-------- AVAILABLE DATA --------

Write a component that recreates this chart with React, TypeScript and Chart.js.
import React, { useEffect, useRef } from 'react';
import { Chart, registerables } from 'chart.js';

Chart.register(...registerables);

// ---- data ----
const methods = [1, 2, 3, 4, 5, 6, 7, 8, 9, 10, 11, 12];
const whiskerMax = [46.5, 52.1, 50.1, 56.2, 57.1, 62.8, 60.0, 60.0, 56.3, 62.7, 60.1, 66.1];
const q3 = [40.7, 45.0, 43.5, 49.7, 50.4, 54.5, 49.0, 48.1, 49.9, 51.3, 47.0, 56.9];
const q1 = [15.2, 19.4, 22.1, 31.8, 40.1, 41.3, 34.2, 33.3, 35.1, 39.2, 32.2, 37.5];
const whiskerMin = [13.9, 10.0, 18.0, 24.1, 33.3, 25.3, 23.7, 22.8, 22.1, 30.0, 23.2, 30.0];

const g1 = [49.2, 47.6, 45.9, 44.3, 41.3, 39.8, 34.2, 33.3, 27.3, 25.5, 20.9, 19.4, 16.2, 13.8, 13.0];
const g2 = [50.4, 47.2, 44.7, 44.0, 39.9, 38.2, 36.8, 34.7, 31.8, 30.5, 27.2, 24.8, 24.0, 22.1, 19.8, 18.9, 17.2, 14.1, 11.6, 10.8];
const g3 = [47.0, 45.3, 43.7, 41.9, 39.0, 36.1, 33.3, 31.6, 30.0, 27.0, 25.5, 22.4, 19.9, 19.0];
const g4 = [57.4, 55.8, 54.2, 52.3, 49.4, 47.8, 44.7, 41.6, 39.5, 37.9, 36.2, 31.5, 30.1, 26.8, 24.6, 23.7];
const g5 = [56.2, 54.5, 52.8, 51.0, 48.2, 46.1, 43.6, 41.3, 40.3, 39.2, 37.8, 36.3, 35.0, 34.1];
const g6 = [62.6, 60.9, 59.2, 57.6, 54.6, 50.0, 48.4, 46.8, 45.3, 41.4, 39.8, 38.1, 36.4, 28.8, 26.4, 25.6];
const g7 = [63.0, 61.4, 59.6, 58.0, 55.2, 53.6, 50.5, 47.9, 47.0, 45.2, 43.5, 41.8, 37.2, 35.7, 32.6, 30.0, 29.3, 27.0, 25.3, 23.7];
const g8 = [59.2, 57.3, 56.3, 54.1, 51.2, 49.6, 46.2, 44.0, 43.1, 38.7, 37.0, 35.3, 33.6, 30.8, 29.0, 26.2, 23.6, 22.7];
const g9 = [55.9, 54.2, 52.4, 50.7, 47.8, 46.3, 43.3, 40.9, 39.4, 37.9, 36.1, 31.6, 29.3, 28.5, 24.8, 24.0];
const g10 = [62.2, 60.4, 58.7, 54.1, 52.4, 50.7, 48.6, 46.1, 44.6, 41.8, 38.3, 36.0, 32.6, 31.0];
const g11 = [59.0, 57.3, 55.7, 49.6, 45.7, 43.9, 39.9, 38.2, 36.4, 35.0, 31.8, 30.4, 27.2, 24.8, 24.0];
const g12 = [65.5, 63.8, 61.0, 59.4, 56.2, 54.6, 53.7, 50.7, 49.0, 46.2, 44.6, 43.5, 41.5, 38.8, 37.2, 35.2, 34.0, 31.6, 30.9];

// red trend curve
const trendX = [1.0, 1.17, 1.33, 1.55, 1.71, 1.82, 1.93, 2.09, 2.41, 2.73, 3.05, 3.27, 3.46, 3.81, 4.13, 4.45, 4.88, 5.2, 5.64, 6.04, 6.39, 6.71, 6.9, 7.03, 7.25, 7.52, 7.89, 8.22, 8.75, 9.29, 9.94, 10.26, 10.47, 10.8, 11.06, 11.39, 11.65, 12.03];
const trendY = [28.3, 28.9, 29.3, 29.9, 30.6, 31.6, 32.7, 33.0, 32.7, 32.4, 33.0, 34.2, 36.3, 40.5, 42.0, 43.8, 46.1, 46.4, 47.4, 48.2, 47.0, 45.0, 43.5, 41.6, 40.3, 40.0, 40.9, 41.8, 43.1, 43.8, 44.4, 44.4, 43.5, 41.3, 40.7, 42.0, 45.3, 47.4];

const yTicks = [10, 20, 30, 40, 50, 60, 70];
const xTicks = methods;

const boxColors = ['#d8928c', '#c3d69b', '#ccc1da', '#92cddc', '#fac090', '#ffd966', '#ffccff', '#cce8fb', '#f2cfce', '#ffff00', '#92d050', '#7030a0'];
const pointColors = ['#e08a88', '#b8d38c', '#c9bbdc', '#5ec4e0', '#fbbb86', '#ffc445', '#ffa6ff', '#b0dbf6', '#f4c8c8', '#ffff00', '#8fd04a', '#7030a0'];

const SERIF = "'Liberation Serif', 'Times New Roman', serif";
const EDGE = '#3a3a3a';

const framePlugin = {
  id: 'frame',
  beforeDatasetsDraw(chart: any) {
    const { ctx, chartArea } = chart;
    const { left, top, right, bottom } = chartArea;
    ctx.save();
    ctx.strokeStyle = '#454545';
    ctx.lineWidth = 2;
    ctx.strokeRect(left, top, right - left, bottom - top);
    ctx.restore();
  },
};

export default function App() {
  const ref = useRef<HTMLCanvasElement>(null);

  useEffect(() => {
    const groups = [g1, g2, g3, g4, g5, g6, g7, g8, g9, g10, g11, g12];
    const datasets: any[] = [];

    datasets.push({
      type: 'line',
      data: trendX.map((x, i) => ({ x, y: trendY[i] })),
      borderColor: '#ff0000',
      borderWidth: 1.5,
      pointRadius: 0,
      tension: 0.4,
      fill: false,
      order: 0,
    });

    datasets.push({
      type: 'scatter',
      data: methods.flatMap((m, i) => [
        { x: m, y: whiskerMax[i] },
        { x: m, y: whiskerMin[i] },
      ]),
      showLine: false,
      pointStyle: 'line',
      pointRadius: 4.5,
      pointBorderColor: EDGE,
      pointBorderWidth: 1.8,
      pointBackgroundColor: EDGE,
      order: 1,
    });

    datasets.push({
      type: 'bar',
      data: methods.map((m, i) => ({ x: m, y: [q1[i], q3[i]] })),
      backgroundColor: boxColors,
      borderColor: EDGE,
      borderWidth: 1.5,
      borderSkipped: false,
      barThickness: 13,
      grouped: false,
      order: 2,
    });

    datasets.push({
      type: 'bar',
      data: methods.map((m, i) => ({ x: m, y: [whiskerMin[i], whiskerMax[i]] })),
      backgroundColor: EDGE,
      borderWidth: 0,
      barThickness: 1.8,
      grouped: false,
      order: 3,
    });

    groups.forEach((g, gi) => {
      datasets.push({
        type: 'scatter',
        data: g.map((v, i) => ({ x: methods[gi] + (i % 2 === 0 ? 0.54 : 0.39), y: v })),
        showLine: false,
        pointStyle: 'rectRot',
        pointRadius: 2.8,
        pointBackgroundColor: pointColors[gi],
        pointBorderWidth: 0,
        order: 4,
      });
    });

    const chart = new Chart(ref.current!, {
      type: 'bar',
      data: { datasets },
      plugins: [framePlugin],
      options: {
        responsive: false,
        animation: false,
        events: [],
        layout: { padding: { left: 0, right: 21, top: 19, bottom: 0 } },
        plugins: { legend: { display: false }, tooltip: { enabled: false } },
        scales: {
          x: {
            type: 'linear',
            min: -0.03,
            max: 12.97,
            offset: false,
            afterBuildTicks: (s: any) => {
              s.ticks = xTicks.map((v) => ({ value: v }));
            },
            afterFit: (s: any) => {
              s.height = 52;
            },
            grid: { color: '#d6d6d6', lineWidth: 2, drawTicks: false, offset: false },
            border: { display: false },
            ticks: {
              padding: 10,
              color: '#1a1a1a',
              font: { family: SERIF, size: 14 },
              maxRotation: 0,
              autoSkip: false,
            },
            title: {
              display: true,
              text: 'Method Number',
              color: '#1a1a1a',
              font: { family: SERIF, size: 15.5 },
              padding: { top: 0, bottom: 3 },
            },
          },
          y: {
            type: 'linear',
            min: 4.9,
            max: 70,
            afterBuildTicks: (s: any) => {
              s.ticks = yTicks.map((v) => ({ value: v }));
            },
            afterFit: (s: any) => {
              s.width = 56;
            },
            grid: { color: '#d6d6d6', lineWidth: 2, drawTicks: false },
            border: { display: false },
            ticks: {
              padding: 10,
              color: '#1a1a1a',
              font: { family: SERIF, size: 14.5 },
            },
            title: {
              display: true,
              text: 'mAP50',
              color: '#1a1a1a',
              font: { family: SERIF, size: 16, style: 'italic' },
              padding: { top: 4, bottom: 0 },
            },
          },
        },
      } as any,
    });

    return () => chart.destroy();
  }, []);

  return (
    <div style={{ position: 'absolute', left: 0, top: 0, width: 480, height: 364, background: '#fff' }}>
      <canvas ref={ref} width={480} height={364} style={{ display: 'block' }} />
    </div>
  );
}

--------

### GIVEN INSTRUCTION
In the listing above, reproduce the first line and each one after it through the line that contains "34.0, 31.6, 30.9];".

### ANSWER TO THE TASK
Write a component that recreates this chart with React, TypeScript and Chart.js.
import React, { useEffect, useRef } from 'react';
import { Chart, registerables } from 'chart.js';

Chart.register(...registerables);

// ---- data ----
const methods = [1, 2, 3, 4, 5, 6, 7, 8, 9, 10, 11, 12];
const whiskerMax = [46.5, 52.1, 50.1, 56.2, 57.1, 62.8, 60.0, 60.0, 56.3, 62.7, 60.1, 66.1];
const q3 = [40.7, 45.0, 43.5, 49.7, 50.4, 54.5, 49.0, 48.1, 49.9, 51.3, 47.0, 56.9];
const q1 = [15.2, 19.4, 22.1, 31.8, 40.1, 41.3, 34.2, 33.3, 35.1, 39.2, 32.2, 37.5];
const whiskerMin = [13.9, 10.0, 18.0, 24.1, 33.3, 25.3, 23.7, 22.8, 22.1, 30.0, 23.2, 30.0];

const g1 = [49.2, 47.6, 45.9, 44.3, 41.3, 39.8, 34.2, 33.3, 27.3, 25.5, 20.9, 19.4, 16.2, 13.8, 13.0];
const g2 = [50.4, 47.2, 44.7, 44.0, 39.9, 38.2, 36.8, 34.7, 31.8, 30.5, 27.2, 24.8, 24.0, 22.1, 19.8, 18.9, 17.2, 14.1, 11.6, 10.8];
const g3 = [47.0, 45.3, 43.7, 41.9, 39.0, 36.1, 33.3, 31.6, 30.0, 27.0, 25.5, 22.4, 19.9, 19.0];
const g4 = [57.4, 55.8, 54.2, 52.3, 49.4, 47.8, 44.7, 41.6, 39.5, 37.9, 36.2, 31.5, 30.1, 26.8, 24.6, 23.7];
const g5 = [56.2, 54.5, 52.8, 51.0, 48.2, 46.1, 43.6, 41.3, 40.3, 39.2, 37.8, 36.3, 35.0, 34.1];
const g6 = [62.6, 60.9, 59.2, 57.6, 54.6, 50.0, 48.4, 46.8, 45.3, 41.4, 39.8, 38.1, 36.4, 28.8, 26.4, 25.6];
const g7 = [63.0, 61.4, 59.6, 58.0, 55.2, 53.6, 50.5, 47.9, 47.0, 45.2, 43.5, 41.8, 37.2, 35.7, 32.6, 30.0, 29.3, 27.0, 25.3, 23.7];
const g8 = [59.2, 57.3, 56.3, 54.1, 51.2, 49.6, 46.2, 44.0, 43.1, 38.7, 37.0, 35.3, 33.6, 30.8, 29.0, 26.2, 23.6, 22.7];
const g9 = [55.9, 54.2, 52.4, 50.7, 47.8, 46.3, 43.3, 40.9, 39.4, 37.9, 36.1, 31.6, 29.3, 28.5, 24.8, 24.0];
const g10 = [62.2, 60.4, 58.7, 54.1, 52.4, 50.7, 48.6, 46.1, 44.6, 41.8, 38.3, 36.0, 32.6, 31.0];
const g11 = [59.0, 57.3, 55.7, 49.6, 45.7, 43.9, 39.9, 38.2, 36.4, 35.0, 31.8, 30.4, 27.2, 24.8, 24.0];
const g12 = [65.5, 63.8, 61.0, 59.4, 56.2, 54.6, 53.7, 50.7, 49.0, 46.2, 44.6, 43.5, 41.5, 38.8, 37.2, 35.2, 34.0, 31.6, 30.9];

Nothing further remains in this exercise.